I have 16 cores on my machine and queries seem to utilize only one of them. I would like to be 16 times faster with my queries - so is it possible to run parallel queries on Arrow data (read in with Arrow.jl)??
For example, is there some kind of macro-magic (that is how I see macros currently as a newcomer to Julia world) that could be used? Like done here
Arrow.jl returns an Arrow.Table, which is made up of concrete subtypes of ArrowVector, which implement the AbstractArray interface. So, for example, when doing at = Arrow.Table(file); col1 = at.col1, col1 is an object that is a “view” into the raw arrow data in file. Indexing like col1[1] computes the exact byte offset of the value in the raw arrow data and returns the data.

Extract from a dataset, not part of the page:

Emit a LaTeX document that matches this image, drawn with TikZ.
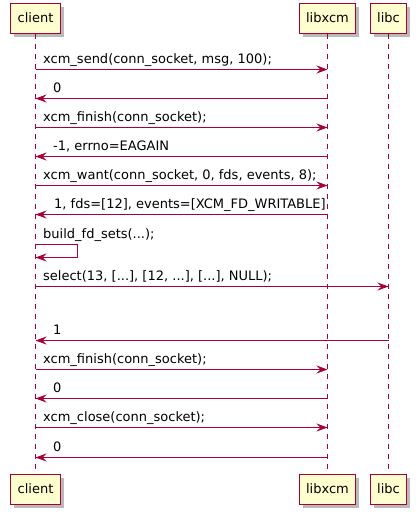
\documentclass[tikz,border=0pt]{standalone}
\usepackage{fontspec}
\setmainfont{DejaVu Sans}
\usetikzlibrary{arrows.meta,shadows}
\definecolor{umlred}{HTML}{A80036}
\definecolor{umlfill}{HTML}{FEFECE}
\tikzset{
  part/.style={draw=umlred, fill=umlfill, line width=1pt, minimum height=30pt, inner xsep=7pt, inner ysep=0pt,
    font=\fontsize{13}{15}\selectfont,
    drop shadow={shadow xshift=3.5pt, shadow yshift=-3.5pt, opacity=0.45, fill=black!60}},
  life/.style={draw=umlred, line width=1.1pt, dash pattern=on 5pt off 5pt},
  msg/.style={draw=umlred, line width=1pt, -{Stealth[length=11pt, width=8pt, inset=4pt]}},
  lbl/.style={anchor=base west, inner sep=0pt, font=\fontsize{13}{15}\selectfont},
}
\begin{document}
\begin{tikzpicture}[x=1pt, y=-1pt]
\useasboundingbox (0,0) rectangle (415,514);
% participants
\node[part] (clientT) at (35.5,18) {client};
\node[part] (libxcmT) at (327.5,18) {libxcm};
\node[part] (libcT) at (388.5,18) {libc};
\node[part] (clientB) at (35.5,489) {client};
\node[part] (libxcmB) at (327.5,489) {libxcm};
\node[part] (libcB) at (388.5,489) {libc};
% anchor coordinates
\coordinate (C) at (clientT.south);
\coordinate (X) at (libxcmT.south);
\coordinate (L) at (libcT.south);
% messages
\draw[msg] (C |- 0,69.5) -- (X |- 0,69.5);
\node[lbl] (m1) at (43,63.3) {xcm\_send(conn\_socket, msg, 100);};
\draw[msg] (X |- 0,98.5) -- (C |- 0,98.5);
\node[lbl] (m2) at (53,92.3) {0};
\draw[msg] (C |- 0,127.5) -- (X |- 0,127.5);
\node[lbl] (m3) at (43,121.7) {xcm\_finish(conn\_socket);};
\draw[msg] (X |- 0,156.5) -- (C |- 0,156.5);
\node[lbl] (m4) at (53,150.7) {-1, errno=EAGAIN};
\draw[msg] (C |- 0,185.5) -- (X |- 0,185.5);
\node[lbl] (m5) at (43,179) {xcm\_want(conn\_socket, 0, fds, events, 8);};
\draw[msg] (X |- 0,214.5) -- (C |- 0,214.5);
\node[lbl] (m6) at (54,208) {1, fds=[12], events=[XCM\_FD\_WRITABLE]};
\coordinate (S) at (77.5,244.5);
\draw[msg] (C |- 0,244.5) -- (S) -- (S |- 0,257.5) -- (C |- 0,257.5);
\node[lbl] (m7) at (43,238.3) {build\_fd\_sets(...);};
\draw[msg] (C |- 0,286.5) -- (L |- 0,286.5);
\node[lbl] (m8) at (43,280.7) {select(13, [...], [12, ...], [...], NULL);};
\draw[msg] (L |- 0,340.5) -- (C |- 0,340.5);
\node[lbl] (m9) at (53,334.3) {1};
\draw[msg] (C |- 0,369.5) -- (X |- 0,369.5);
\node[lbl] (m10) at (43,363.3) {xcm\_finish(conn\_socket);};
\draw[msg] (X |- 0,398.5) -- (C |- 0,398.5);
\node[lbl] (m11) at (53,392.7) {0};
\draw[msg] (C |- 0,427.5) -- (X |- 0,427.5);
\node[lbl] (m12) at (43,421) {xcm\_close(conn\_socket);};
\draw[msg] (X |- 0,457.5) -- (C |- 0,457.5);
\node[lbl] (m13) at (53,451.3) {0};
% lifelines
\draw[life] (clientT.south) -- (clientB.north);
\draw[life] (libxcmT.south) -- (libxcmB.north);
\draw[life] (libcT.south) -- (libcB.north);
\end{tikzpicture}
\end{document}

All that is to say, there’s nothing automatic in Arrow.jl to utilize multiple cores, but you’re completely free and flexible to do parallel/concurrent processing however you’d like. You could spawn multithreaded tasks to operate over an array; you could assign different processors to process arrays separately, etc.
Currently, DataFrames.jl defines some operations to process data in parallel using multiple threads when the conditions are right (i.e. when it would actually benefit performance on large datasets), and I believe the Transducers.jl framework as some nice parallelism workflows (cc: @tkf). But yeah, it really depends on your workflow and what you’re trying to do.
I actually use the arrow format for a reasonably heavy analytics layer and process across both rows and columns in a mutithreaded/parallel way.
Recall that you have access to the actual indices of a column (one of the genuinely incredible aspects or arrow imo) and can therefore access a column in a partitioned thread approach like “Threads.@threads” to query over a range.
Thank you @quinnj for simplifying Arrow inner workings, and thanks @djholiver for telling me that it could be done. However, I am new to Julia and currently just capable of utilizing the ready packages/apis (like DataFrames.jl or DataFramesMera.jl). If there would be a easier way to utilizes the modern hardware to the max, I believe that would help in gaining attraction.
I wonder whether there are pointers to record batches also and could those record batches be processed in map-reduce fashion (and also in zero-copy fashion)? Furthermore, could those pointers be provided to the GPU and let it to the processing?